At the time our trial was initiated, there were no published studies that evaluated the effect of a tailored intervention on completion of two postintervention mammograms or that compared the effects of tailored and targeted approaches. Our hypothesis regarding mammography compliance (ie, the completion of two postintervention mammograms 6–15 months apart) was based on theory (36
) and on some empiric evidence from trials of interventions to promote one postintervention mammogram (57
). We expected that a tailored and targeted intervention would be more effective than one that was targeted-only and that both interventions would be more effective than a survey-only or no contact. After our trial began, findings were published from two other studies that used a three-group design, that delivered two rounds of intervention that varied the extent of personalization, and that measured completion of two postintervention mammograms (23
). Our findings are generally consistent with those studies. Rimer et al. (24
) found no statistically significant difference between either intervention condition (standard care plus a mailed tailored print booklet or standard care plus telephone counseling to address barriers) compared with standard care (patient reminder and physician prompt), whereas Lipkus et al. (23
) reported greater mammography use after telephone counseling than after standard care (multiple mailed reminders), but only in the first year of the trial. Collectively, these findings and ours provide little support for an additional benefit of using tailored interventions, either mailed or by telephone, to increase regular mammography screening.

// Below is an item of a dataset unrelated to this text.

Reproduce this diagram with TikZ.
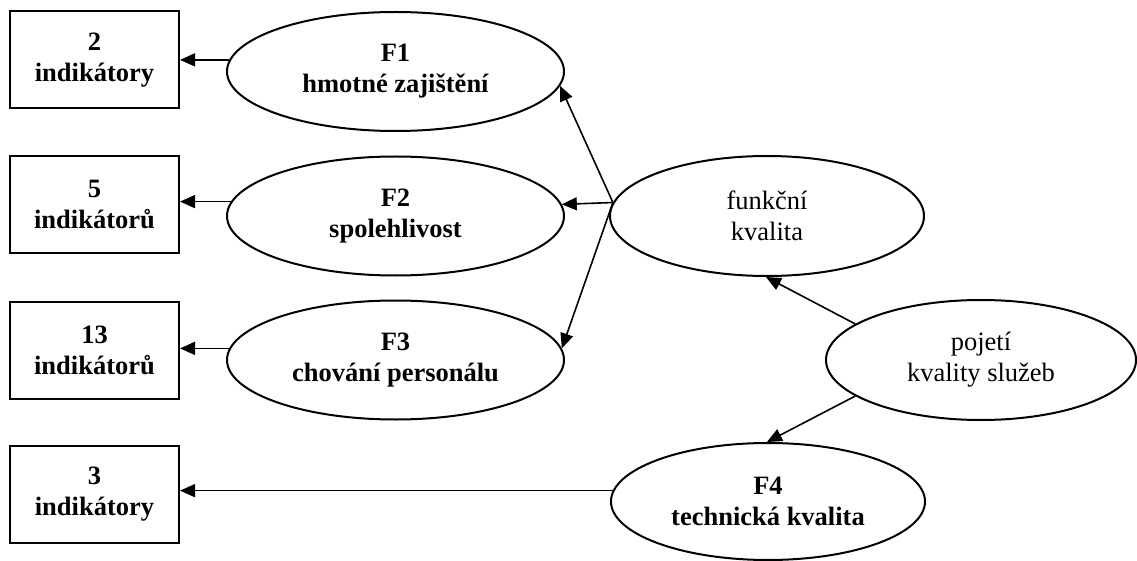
\documentclass[tikz,border=0pt]{standalone}
\usepackage{fontspec}
\setmainfont{Liberation Serif}
\usetikzlibrary{shapes.geometric,arrows.meta}
\begin{document}
\begin{tikzpicture}[x=1pt,y=-1pt,
  every node/.style={font=\fontsize{26.5}{31}\selectfont, align=center, inner sep=0pt},
  ibox/.style={draw, line width=2pt, minimum width=169pt, minimum height=97pt, font=\fontsize{26.5}{31}\selectfont\bfseries},
  fell/.style={draw, ellipse, line width=2pt, minimum width=337pt, minimum height=119pt, font=\fontsize{26.5}{31}\selectfont\bfseries},
  kell/.style={draw, ellipse, line width=2pt, minimum width=314pt, minimum height=120pt},
  arr/.style={line width=1.6pt, -{Triangle[length=15pt,width=13pt]}}
]
\useasboundingbox (0,0) rectangle (1137,561);
\node[ibox] (b1) at (94.5,60) {2\\indikátory};
\node[ibox] (b2) at (94.5,204.5) {5\\indikátorů};
\node[ibox] (b3) at (94.5,350) {13\\indikátorů};
\node[ibox] (b4) at (94.5,494) {3\\indikátory};

\node[fell] (F1) at (395.5,71.5) {F1\\hmotné zajištění};
\node[fell] (F2) at (395.5,216) {F2\\spolehlivost};
\node[fell] (F3) at (395.5,360) {F3\\chování personálu};
\node[kell] (fk) at (767,216) {funkční\\kvalita};
\node[kell, minimum width=310pt] (pk) at (981,360) {pojetí\\kvality služeb};
\node[fell, minimum width=314pt, minimum height=117pt] (F4) at (768,501.5) {F4\\technická kvalita};

\draw[arr] (F1.176) -- (F1.176 -| b1.east);
\draw[arr] (F2.175.5) -- (F2.175.5 -| b2.east);
\draw[arr] (F3.176) -- (F3.176 -| b3.east);
\draw[arr] (F4.176.5) -- (F4.176.5 -| b4.east);

\coordinate (fkw) at (fk.175.6);
\draw[arr] (fkw) -- (F1.-5);
\draw[arr] (fkw) -- (F2.4);
\draw[arr] (fkw) -- (F3.4);

\draw[arr] (pk.164.5) -- (fk.-91);
\draw[arr] (pk.196) -- (F4.91);
\end{tikzpicture}
\end{document}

We did not have adequate power to detect whether the modest intervention effects we observed were statistically significant. Crude coverage and compliance estimates showed favorable absolute differences between the control group and the two intervention groups of 1%–3% for ITT analysis, of 1%–5% for MITT analysis, and of 2%–6% for the PP analysis. The absolute differences that we observed were larger than those reported in a population-based mammography intervention trial that tested a direct mail strategy using a commercial mailing list to reach low-income women eligible for free screening (80
). That study reported statistically significant differences for the mail-only group (1.06%) and the mail plus incentive group (1.58%) compared with a control group (0.83%). Although most efficacy trials of cancer screening interventions aim to detect 10% or greater absolute between-group differences, there is no consensus about what constitutes an important difference from a public health perspective when an intervention is delivered at a population level.
Our findings suggest that a targeted-only intervention may be as effective as one that is both targeted and tailored, although there was limited support for either intervention being more effective than the baseline survey alone. We also found that using an analytic approach that adjusts for variable follow-up time produced more conservative (less favorable) intervention effect estimates.